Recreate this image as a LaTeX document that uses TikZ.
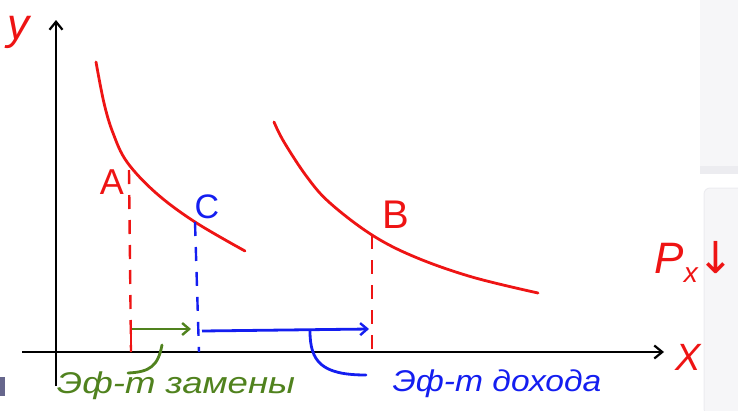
\documentclass[tikz,border=0pt]{standalone}
\usepackage{fontspec}
\setmainfont{Liberation Sans}
\newfontfamily\symfont{DejaVu Sans}
\usetikzlibrary{arrows.meta}
\definecolor{hred}{RGB}{238,20,20}
\definecolor{hblue}{RGB}{20,30,240}
\definecolor{hgreen}{RGB}{80,130,30}
\definecolor{panelgray}{RGB}{246,246,248}
\definecolor{paneledge}{RGB}{236,236,240}
\begin{document}
\begin{tikzpicture}[x=1pt,y=-1pt,
  axis/.style={black,line width=2.4pt,-{Straight Barb[length=8pt,width=13pt,line width=2.2pt]}},
  curve/.style={hred,line width=2.8pt,line cap=round},
  reddash/.style={hred,line width=2.4pt,dash pattern=on 14pt off 11pt},
  bluedash/.style={hblue,line width=2.4pt,dash pattern=on 14pt off 11pt},
  garrow/.style={hgreen,line width=2.8pt,-{Straight Barb[length=7pt,width=12pt,line width=2.4pt]}},
  barrow/.style={hblue,line width=2.8pt,-{Straight Barb[length=7pt,width=12pt,line width=2.4pt]}},
  hook/.style={line width=2.8pt,line cap=round},
  lbl/.style={inner sep=0pt,font=\itshape\fontsize{30}{30}\selectfont}
]
\useasboundingbox (0,0) rectangle (738,410);
% background screenshot panels
\fill[panelgray] (700,0) rectangle (738,172);
\fill[paneledge] (700,166) rectangle (738,174);
\fill[panelgray,draw=paneledge,line width=1pt,rounded corners=6pt] (704,188) rectangle (745,415);
\fill[black!75!blue!60] (0,377) rectangle (5,396);
% axes
\coordinate (O) at (56,352);
\coordinate (ytop) at (56,20);
\coordinate (ybot) at (56,386);
\coordinate (xleft) at (22,352);
\coordinate (xright) at (664,352);
\draw[black,line width=2.4pt] (ybot) -- (O);
\draw[axis] (O) -- (ytop);
\draw[axis] (xleft) -- (xright);
\node[lbl,text=hred,font=\itshape\fontsize{44}{44}\selectfont] (ylab) at (18,32) {y};
\node[lbl,text=hred,font=\itshape\fontsize{38}{38}\selectfont] (xlab) at (688,357) {X};
% curves
\coordinate (A) at (127,162);
\coordinate (C) at (195,222);
\coordinate (B) at (372,235);
\draw[curve] plot[smooth,tension=0.6] coordinates {(96,62) (104,103) (113,133) (A) (156,193) (C) (245,251)};
\draw[curve] plot[smooth,tension=0.6] coordinates {(274,122) (284,142) (307,177) (330,203) (B) (415,257) (472,277) (538,293)};
% point labels
\node[lbl,text=hred,font=\fontsize{36}{36}\selectfont] (Alab) at (112,182) {A};
\node[lbl,text=hblue,font=\fontsize{34}{34}\selectfont] (Clab) at (207,207) {C};
\node[lbl,text=hred,font=\fontsize{40}{40}\selectfont] (Blab) at (396,215) {B};
% dashed drops
\coordinate (Af) at (131,352);
\coordinate (Cf) at (199,352);
\coordinate (Bf) at (372,360);
\coordinate (At) at (129,170);
\draw[reddash] (At) -- (Af);
\draw[hred,line width=2.4pt] (131,330) -- (Af);
\draw[bluedash] (C) -- (Cf);
\draw[reddash] (B) -- (Bf);
% effect arrows
\coordinate (g0) at (132,329);
\coordinate (g1) at (191,329);
\coordinate (b0) at (202,331);
\coordinate (b1) at (369,329);
\draw[garrow] (g0) -- (g1);
\draw[barrow] (b0) -- (b1);
% labels for effects
\node[inner sep=0pt,text=hgreen,font=\itshape\fontsize{30}{30}\selectfont,xscale=1.22,transform shape] (sub) at (176,386) {Эф-т замены};
\node[inner sep=0pt,text=hblue,font=\itshape\fontsize{30}{30}\selectfont,xscale=1.12,transform shape] (inc) at (497,384) {Эф-т дохода};
\coordinate (gh0) at (162,345);
\coordinate (gh1) at (128,373);
\draw[hook,hgreen] (gh0) .. controls (158,366) and (150,372) .. (gh1);
\coordinate (bh0) at (310,331);
\coordinate (bh1) at (366,375);
\draw[hook,hblue] (bh0) .. controls (310,362) and (322,375) .. (bh1);
% P_x down
\node[inner sep=0pt,text=hred,font=\itshape\fontsize{44}{44}\selectfont,anchor=east] (px) at (735,262) {P\raisebox{-0.4ex}{\fontsize{28}{28}\selectfont x}{\symfont\upshape\fontsize{44}{44}\selectfont ↓}};
\end{tikzpicture}
\end{document}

__PROBLEM REQUIREMENTS__: Reproduce all of the material above word for word. Omit the pictures.

__SOLUTION FOR THIS EXERCISE__:
Recreate this image as a LaTeX document that uses TikZ.
\documentclass[tikz,border=0pt]{standalone}
\usepackage{fontspec}
\setmainfont{Liberation Sans}
\newfontfamily\symfont{DejaVu Sans}
\usetikzlibrary{arrows.meta}
\definecolor{hred}{RGB}{238,20,20}
\definecolor{hblue}{RGB}{20,30,240}
\definecolor{hgreen}{RGB}{80,130,30}
\definecolor{panelgray}{RGB}{246,246,248}
\definecolor{paneledge}{RGB}{236,236,240}
\begin{document}
\begin{tikzpicture}[x=1pt,y=-1pt,
  axis/.style={black,line width=2.4pt,-{Straight Barb[length=8pt,width=13pt,line width=2.2pt]}},
  curve/.style={hred,line width=2.8pt,line cap=round},
  reddash/.style={hred,line width=2.4pt,dash pattern=on 14pt off 11pt},
  bluedash/.style={hblue,line width=2.4pt,dash pattern=on 14pt off 11pt},
  garrow/.style={hgreen,line width=2.8pt,-{Straight Barb[length=7pt,width=12pt,line width=2.4pt]}},
  barrow/.style={hblue,line width=2.8pt,-{Straight Barb[length=7pt,width=12pt,line width=2.4pt]}},
  hook/.style={line width=2.8pt,line cap=round},
  lbl/.style={inner sep=0pt,font=\itshape\fontsize{30}{30}\selectfont}
]
\useasboundingbox (0,0) rectangle (738,410);
% background screenshot panels
\fill[panelgray] (700,0) rectangle (738,172);
\fill[paneledge] (700,166) rectangle (738,174);
\fill[panelgray,draw=paneledge,line width=1pt,rounded corners=6pt] (704,188) rectangle (745,415);
\fill[black!75!blue!60] (0,377) rectangle (5,396);
% axes
\coordinate (O) at (56,352);
\coordinate (ytop) at (56,20);
\coordinate (ybot) at (56,386);
\coordinate (xleft) at (22,352);
\coordinate (xright) at (664,352);
\draw[black,line width=2.4pt] (ybot) -- (O);
\draw[axis] (O) -- (ytop);
\draw[axis] (xleft) -- (xright);
\node[lbl,text=hred,font=\itshape\fontsize{44}{44}\selectfont] (ylab) at (18,32) {y};
\node[lbl,text=hred,font=\itshape\fontsize{38}{38}\selectfont] (xlab) at (688,357) {X};
% curves
\coordinate (A) at (127,162);
\coordinate (C) at (195,222);
\coordinate (B) at (372,235);
\draw[curve] plot[smooth,tension=0.6] coordinates {(96,62) (104,103) (113,133) (A) (156,193) (C) (245,251)};
\draw[curve] plot[smooth,tension=0.6] coordinates {(274,122) (284,142) (307,177) (330,203) (B) (415,257) (472,277) (538,293)};
% point labels
\node[lbl,text=hred,font=\fontsize{36}{36}\selectfont] (Alab) at (112,182) {A};
\node[lbl,text=hblue,font=\fontsize{34}{34}\selectfont] (Clab) at (207,207) {C};
\node[lbl,text=hred,font=\fontsize{40}{40}\selectfont] (Blab) at (396,215) {B};
% dashed drops
\coordinate (Af) at (131,352);
\coordinate (Cf) at (199,352);
\coordinate (Bf) at (372,360);
\coordinate (At) at (129,170);
\draw[reddash] (At) -- (Af);
\draw[hred,line width=2.4pt] (131,330) -- (Af);
\draw[bluedash] (C) -- (Cf);
\draw[reddash] (B) -- (Bf);
% effect arrows
\coordinate (g0) at (132,329);
\coordinate (g1) at (191,329);
\coordinate (b0) at (202,331);
\coordinate (b1) at (369,329);
\draw[garrow] (g0) -- (g1);
\draw[barrow] (b0) -- (b1);
% labels for effects
\node[inner sep=0pt,text=hgreen,font=\itshape\fontsize{30}{30}\selectfont,xscale=1.22,transform shape] (sub) at (176,386) {Эф-т замены};
\node[inner sep=0pt,text=hblue,font=\itshape\fontsize{30}{30}\selectfont,xscale=1.12,transform shape] (inc) at (497,384) {Эф-т дохода};
\coordinate (gh0) at (162,345);
\coordinate (gh1) at (128,373);
\draw[hook,hgreen] (gh0) .. controls (158,366) and (150,372) .. (gh1);
\coordinate (bh0) at (310,331);
\coordinate (bh1) at (366,375);
\draw[hook,hblue] (bh0) .. controls (310,362) and (322,375) .. (bh1);
% P_x down
\node[inner sep=0pt,text=hred,font=\itshape\fontsize{44}{44}\selectfont,anchor=east] (px) at (735,262) {P\raisebox{-0.4ex}{\fontsize{28}{28}\selectfont x}{\symfont\upshape\fontsize{44}{44}\selectfont ↓}};
\end{tikzpicture}
\end{document}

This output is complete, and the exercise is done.